Aligning feedback with compensation. This can be scary to some folks. Linking a single feedback source with compensation should not be done lightly. The behaviors and practices measured through the feedback process should be treated as a baseline and not as a sole input to the reward process. Nor should employees be compared with a national or industry. If you consider your organization to be unique, then comparing your people with folks from organizations that are not unique, however you define uniqueness, is pointless. Keeping these suggestions in mind can help you avoid problems associated with using subjective criteria for a substantive decision.
Pre- and Post-Assessments. 360-feedback can help you connect multiple feedback sources and developmental processes with compensation. Consider implementing two assessments to employees within a thirteen month period. The pre-assessment acts as a baseline and identifies strengths and areas for development. Training, coaching, and mentoring can help the employee accelerate their developmental efforts.
If your performance appraisal includes ethics and integrity, for example, include them in your 360-assessment and training program(s). Connecting observable behaviors with feedback appraisal processes reinforces those behaviors and underscores their importance to employees.
Monthly follow-up meetings with the immediate manager can reinforce progress towards self-directed action planning efforts. The post-assessment can identify how effectively the employee has applied what they have learned from their developmental efforts. Employees create subsequent action plans based on their post-assessment feedback.
Compensation is not based upon the first or pre-assessment, but a combination of assessments over time.
Compensation Entitlements. You can align and link your performance appraisal process with a pre- and post-assessment process and compensation. The mindset of many people is to expect a raise each year, regardless of their performance. This is a difficult attitude to let go of regardless of the title or function of the employee. People go quiet when they realize that their salary or wage is their compensation for simply showing up at work and performing acceptable or average results. Compensation should not be linked to mediocrity, but to exceeding expectations, for performing beyond expectations. If you reinforce mediocrity you may actually achieve it.
Separate the feedback-appraisal event from the reward-compensation event.

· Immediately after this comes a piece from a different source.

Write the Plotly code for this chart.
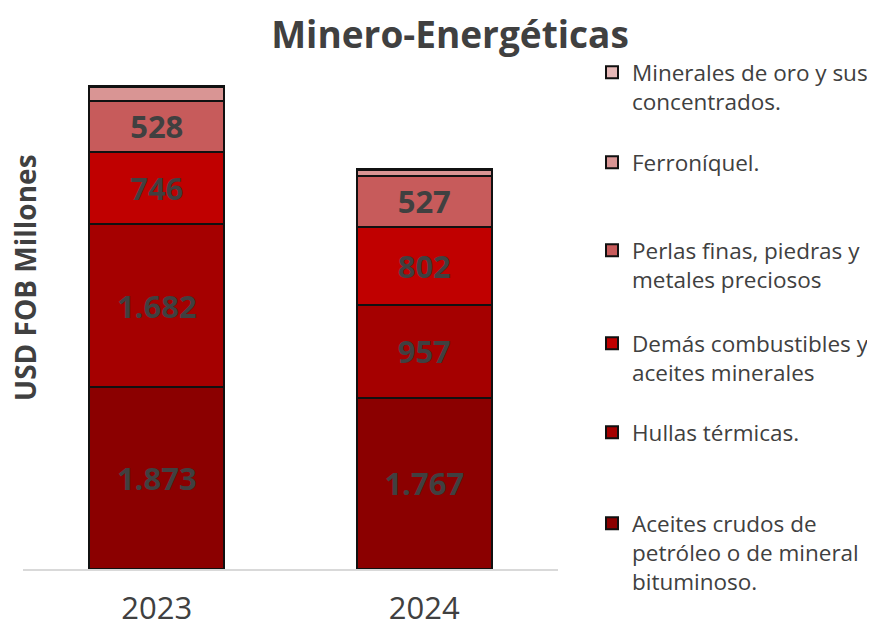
import plotly.graph_objects as go

# datos (USD FOB millones)
years = ["2023", "2024"]
crudos = [1873, 1767]
hullas = [1682, 957]
combustibles = [746, 802]
perlas = [528, 527]
ferroniquel = [135, 60]
oro = [20, 15]

series = [
    ("Aceites crudos de<br>petróleo o de mineral<br>bituminoso.", crudos, "#8B0000", True),
    ("Hullas térmicas.", hullas, "#A50000", True),
    ("Demás combustibles y<br>aceites minerales", combustibles, "#C00000", True),
    ("Perlas finas, piedras y<br>metales preciosos", perlas, "#C75B5B", True),
    ("Ferroníquel.", ferroniquel, "#D99594", False),
    ("Minerales de oro y sus<br>concentrados.", oro, "#E6B8B7", False),
]

# centro de la primera linea de cada leyenda (px), de abajo hacia arriba
legend_y = [523, 432, 343, 250, 162, 72]

OFF = 8  # margen del body en la pagina

fig = go.Figure()
for i, (name, vals, color, show_text) in enumerate(series):
    fig.add_trace(go.Bar(
        x=years, y=vals, name=name,
        marker=dict(color=color, line=dict(color="#111111", width=2)),
        texttemplate="%{y:,.0f}" if show_text else "",
        textposition="inside" if show_text else "none",
        insidetextanchor="middle",
        textfont=dict(size=31, color="#404040", family="Open Sans", weight="bold"),
        constraintext="none",
        legend=f"legend{i + 2}",
        showlegend=True,
    ))

layout_legends = {}
for i, yc in enumerate(legend_y):
    layout_legends[f"legend{i + 2}"] = dict(
        xref="container", yref="container",
        x=584 / 875, y=1 - (yc - OFF - 21) / 628,
        xanchor="left", yanchor="top",
        bgcolor="rgba(0,0,0,0)",
        font=dict(size=22.5, color="#404040", family="Open Sans"),
        valign="top", itemwidth=30,
    )

fig.update_layout(
    width=875, height=628,
    showlegend=True,
    barmode="stack", bargap=0.495,
    separators=",.",
    plot_bgcolor="white", paper_bgcolor="white",
    margin=dict(l=23 - OFF, r=325, t=84 - OFF, b=67, autoexpand=False),
    title=dict(text="<b>Minero-Energéticas</b>", x=(450 - OFF) / 875, xanchor="center",
               y=1 - (35 - OFF) / 628, yanchor="middle",
               font=dict(size=37, color="#404040", family="Open Sans")),
    font=dict(family="Open Sans", color="#404040"),
    xaxis=dict(showline=True, linecolor="#d9d9d9", linewidth=1.5, automargin=False,
               ticks="outside", ticklen=11, tickcolor="rgba(0,0,0,0)",
               tickfont=dict(size=31, color="#404040")),
    yaxis=dict(range=[0, 5000], visible=False),
    annotations=[dict(text="<b>USD FOB Millones</b>", textangle=-90,
                      xref="paper", yref="paper", x=2 / 535, y=0.6,
                      xanchor="center", yanchor="middle", showarrow=False,
                      font=dict(size=28, color="#404040"))],
    **layout_legends,
)

fig.write_html("out.html")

Providing additional compensation, how much and how often, is an important decision for each organization. Consider the following to get you thinking: "Do you compensate people for improving performance? If so, how much do they have to improve? What if they improve, yet are still considered performing in the ineffective range. Should they be given compensation anyway? What if the employee was and continues to be highly effective? What compensation is due to them?" The critical point is to identify why you compensate at all. Is it to reinforce average performance and mediocre performers or performance and performers who consistently exceed expectations?
Door No. 1 or Door No. 2. Some employees get all funny when they hear about 360-feedback or any appraisal process. Consider giving employees a choice with respect to their performance appraisal process. For example, they could remain with the present performance appraisal system (which may or may not be primarily boss-driven feedback). Or they could choose a 270-degree or 360-feedback process along with feedback from other sources, such as your performance appraisal. Once the employee and boss decide which option is appropriate, the employee lives with that option and the feedback results for that appraisal cycle.

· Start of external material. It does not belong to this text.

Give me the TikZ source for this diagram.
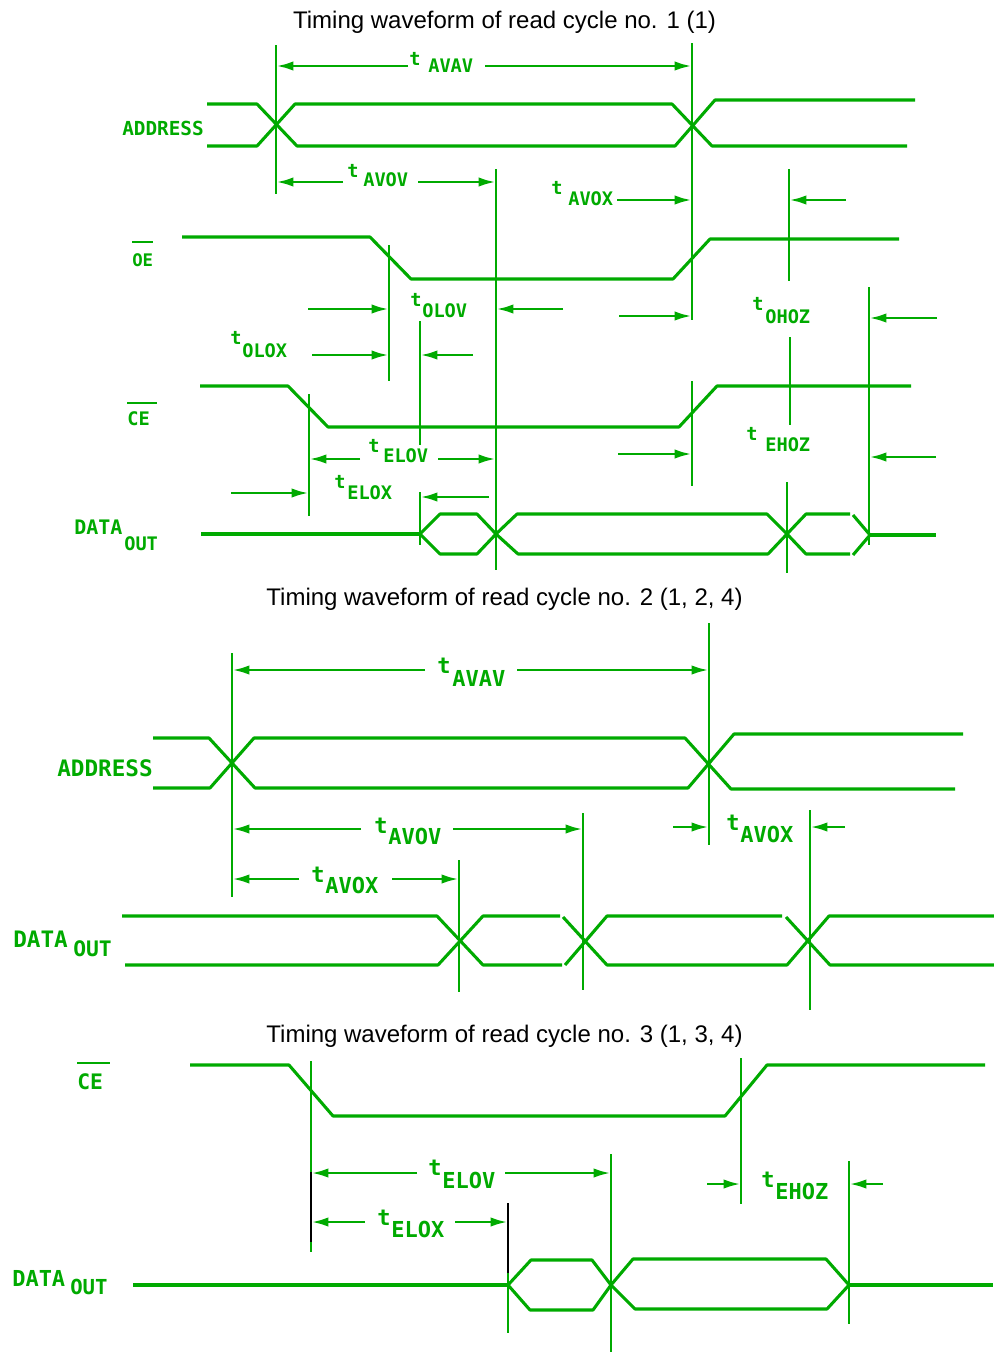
\documentclass[tikz,border=0pt]{standalone}
\usepackage{fontspec}
\setmainfont{Liberation Sans}
\newfontfamily\plotfont{DejaVu Sans Mono}
\usetikzlibrary{arrows.meta}
\definecolor{wg}{RGB}{0,170,0}
\begin{document}
\begin{tikzpicture}[x=0.75pt,y=-0.75pt,
  wave/.style={draw=wg, line width=2.3pt, line join=round},
  dimline/.style={draw=wg, line width=2.2pt},
  blk/.style={draw=black, line width=2.2pt},
  arr/.style={draw=wg, line width=2.2pt, -{Latex[length=13pt,width=7pt]}},
  ovl/.style={draw=wg, line width=1.6pt},
  lab/.style={text=wg, inner sep=0pt, anchor=base west, font=\plotfont\bfseries\fontsize{#1}{#1}\selectfont},
  ttl/.style={text=black, inner sep=0pt, anchor=base, font=\fontsize{18pt}{20pt}\selectfont}]
\useasboundingbox (0,0) rectangle (994,1353);

% ---------------- titles
\node[ttl] (T1) at (504.5,28) {Timing waveform of read cycle no. 1 (1)};
\node[ttl] (T2) at (504.5,605) {Timing waveform of read cycle no. 2 (1, 2, 4)};
\node[ttl] (T3) at (504.5,1042) {Timing waveform of read cycle no. 3 (1, 3, 4)};

% ================= DIAGRAM 1
\node[lab=14.5pt] (adr1) at (122,135) {ADDRESS};
\node[lab=13pt] (oe1) at (132,266) {OE};
\draw[ovl] (132,242) -- (153,242);
\node[lab=14pt] (ce1) at (127,425) {CE};
\draw[ovl] (127,403) -- (157,403);
\node[lab=15pt] (dat1) at (74,534) {DATA};
\node[lab=14pt] (out1) at (124,550) {OUT};

\draw[wave] (207,104) -- (257,104) -- (297,146) -- (675,146) -- (715,100) -- (915,100);
\draw[wave] (207,146) -- (257,146) -- (295,104) -- (672,104) -- (712,146) -- (907,146);
\draw[wave] (182,237) -- (370,237) -- (411,279) -- (673,279) -- (710,239) -- (899,239);
\draw[wave] (200,386) -- (288,386) -- (328,427) -- (679,427) -- (717,386) -- (911,386);
\draw[wave] (201,534) -- (420,534);
\draw[wave] (420,534) -- (440,514) -- (477,514) -- (496,534) -- (477,554) -- (440,554) -- cycle;
\draw[wave] (496,534) -- (517,514) -- (767,514) -- (787,534) -- (768,554) -- (518,554) -- cycle;
\draw[wave] (787,534) -- (806,514) -- (850,514);
\draw[wave] (787,534) -- (806,554) -- (850,554);
\draw[wave] (853,515) -- (870,535) -- (853,555);
\draw[wave] (870,535) -- (936,535);

\draw[dimline] (276,45) -- (276,194);
\draw[dimline] (692,43) -- (692,320);
\draw[dimline] (496,169) -- (496,570);
\draw[dimline] (789,169) -- (789,281);
\draw[dimline] (389,245) -- (389,381);
\draw[dimline] (420,321) -- (420,445);
\draw[dimline] (420,492) -- (420,545);
\draw[dimline] (790,337) -- (790,425);
\draw[dimline] (869,287) -- (869,545);
\draw[dimline] (309,394) -- (309,516);
\draw[dimline] (692,381) -- (692,486);
\draw[dimline] (787,482) -- (787,573);

\draw[arr] (408,66) -- (276,66);
\draw[arr] (485,66) -- (692,66);
\draw[arr] (343,182) -- (276,182);
\draw[arr] (418,182) -- (496,182);
\draw[arr] (617,200) -- (692,200);
\draw[arr] (846,200) -- (789,200);
\draw[arr] (308,309) -- (389,309);
\draw[arr] (563,309) -- (496,309);
\draw[arr] (312,355) -- (389,355);
\draw[arr] (473,355) -- (420,355);
\draw[arr] (619,316) -- (692,316);
\draw[arr] (937,318) -- (869,318);
\draw[arr] (360,459) -- (309,459);
\draw[arr] (438,459) -- (496,459);
\draw[arr] (231,493) -- (309,493);
\draw[arr] (489,497) -- (420,497);
\draw[arr] (618,454) -- (692,454);
\draw[arr] (936,457) -- (869,457);

\node[lab=14pt] (t1a) at (409,65) {t};  \node[lab=14pt] (s1a) at (428,72) {AVAV};
\node[lab=14pt] (t1b) at (347,177) {t}; \node[lab=14pt] (s1b) at (363,186) {AVOV};
\node[lab=14pt] (t1c) at (551,194) {t}; \node[lab=14pt] (s1c) at (568,205) {AVOX};
\node[lab=14pt] (t1d) at (410,306) {t}; \node[lab=14pt] (s1d) at (422,317) {OLOV};
\node[lab=14pt] (t1e) at (230,344) {t}; \node[lab=14pt] (s1e) at (242,357) {OLOX};
\node[lab=14pt] (t1f) at (752,310) {t}; \node[lab=14pt] (s1f) at (765,323) {OHOZ};
\node[lab=14pt] (t1g) at (368,452) {t}; \node[lab=14pt] (s1g) at (383,462) {ELOV};
\node[lab=14pt] (t1h) at (334,488) {t}; \node[lab=14pt] (s1h) at (347,499) {ELOX};
\node[lab=14pt] (t1i) at (746,440) {t}; \node[lab=14pt] (s1i) at (765,451) {EHOZ};

% ================= DIAGRAM 2
\node[lab=17pt] (adr2) at (57,776) {ADDRESS};
\node[lab=17pt] (dat2) at (13,947) {DATA};
\node[lab=16pt] (out2) at (73,956) {OUT};

\draw[wave] (153,738) -- (209,738) -- (255,788) -- (688,788) -- (734,734) -- (963,734);
\draw[wave] (153,788) -- (210,788) -- (254,738) -- (685,738) -- (731,789) -- (955,789);

\draw[wave] (122,916) -- (437,916) -- (483,965) -- (562,965);
\draw[wave] (125,965) -- (438,965) -- (483,916) -- (560,916);
\draw[wave] (563,917) -- (607,965) -- (787,965) -- (829,916) -- (994,916);
\draw[wave] (565,965) -- (607,916) -- (782,916);
\draw[wave] (786,917) -- (830,965) -- (994,965);

\draw[dimline] (232,653) -- (232,897);
\draw[dimline] (709,623) -- (709,845);
\draw[dimline] (583,813) -- (583,990);
\draw[dimline] (459,860) -- (459,992);
\draw[dimline] (810,810) -- (810,1010);

\draw[arr] (425,670) -- (232,670);
\draw[arr] (517,670) -- (709,670);
\draw[arr] (361,829) -- (232,829);
\draw[arr] (453,829) -- (583,829);
\draw[arr] (299,879) -- (232,879);
\draw[arr] (392,879) -- (459,879);
\draw[arr] (673,827) -- (709,827);
\draw[arr] (845,827) -- (810,827);

\node[lab=16.5pt] (t2a) at (437,673) {t}; \node[lab=16.5pt] (s2a) at (452,686) {AVAV};
\node[lab=16.5pt] (t2b) at (374,833) {t}; \node[lab=16.5pt] (s2b) at (388,844) {AVOV};
\node[lab=16.5pt] (t2c) at (311,882) {t}; \node[lab=16.5pt] (s2c) at (325,893) {AVOX};
\node[lab=16.5pt] (t2d) at (726,830) {t}; \node[lab=16.5pt] (s2d) at (740,842) {AVOX};

% ================= DIAGRAM 3
\node[lab=16pt] (ce3) at (77,1089) {CE};
\draw[ovl] (77,1063) -- (110,1063);
\node[lab=16.5pt] (dat3) at (12,1286) {DATA};
\node[lab=15.5pt] (out3) at (70,1294) {OUT};

\draw[wave] (190,1065) -- (289,1065) -- (333,1116) -- (725,1116) -- (767,1065) -- (985,1065);
\draw[wave] (133,1285) -- (508,1285);
\draw[wave] (508,1285) -- (531,1260) -- (592,1260) -- (611,1285) -- (593,1310) -- (530,1310) -- cycle;
\draw[wave] (611,1285) -- (633,1259) -- (826,1259) -- (849,1285) -- (827,1309) -- (635,1309) -- cycle;
\draw[wave] (849,1285) -- (993,1285);

\draw[dimline] (311,1061) -- (311,1172);
\draw[blk] (311,1172) -- (311,1242);
\draw[dimline] (311,1242) -- (311,1252);
\draw[dimline] (611,1154) -- (611,1352);
\draw[blk] (508,1203) -- (508,1273);
\draw[dimline] (508,1273) -- (508,1333);
\draw[dimline] (741,1058) -- (741,1204);
\draw[dimline] (849,1161) -- (849,1324);

\draw[arr] (417,1173) -- (311,1173);
\draw[arr] (505,1173) -- (611,1173);
\draw[arr] (365,1222) -- (311,1222);
\draw[arr] (455,1222) -- (508,1222);
\draw[arr] (707,1184) -- (741,1184);
\draw[arr] (883,1184) -- (849,1184);

\node[lab=16.5pt] (t3a) at (428,1175) {t}; \node[lab=16.5pt] (s3a) at (442,1188) {ELOV};
\node[lab=16.5pt] (t3b) at (377,1225) {t}; \node[lab=16.5pt] (s3b) at (391,1237) {ELOX};
\node[lab=16.5pt] (t3c) at (761,1187) {t}; \node[lab=16.5pt] (s3c) at (775,1199) {EHOZ};
\end{tikzpicture}
\end{document}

The world of performance appraisals has changed. There is a need for a more balanced way to assess performance. The boss may still be the boss, but the employee is becoming more of a partner with that boss. That partnership requires not only top down feedback, but bottom up and side to side feedback as well.
Credible, relevant feedback can help individuals recognize competency and behavioral areas that need improvement. Performance-based 360-feedback can help people understand the consequences of their actions. It can act as a catalyst for change. It enables your employees to create self-directed action plans that guide them in the direction of exceptional performance.
The competitive trend in the marketplace is not simply to appraise performance, but to accelerate and maximize it. Multi-rater feedback helps eliminate bias by providing more balanced feedback from different sources.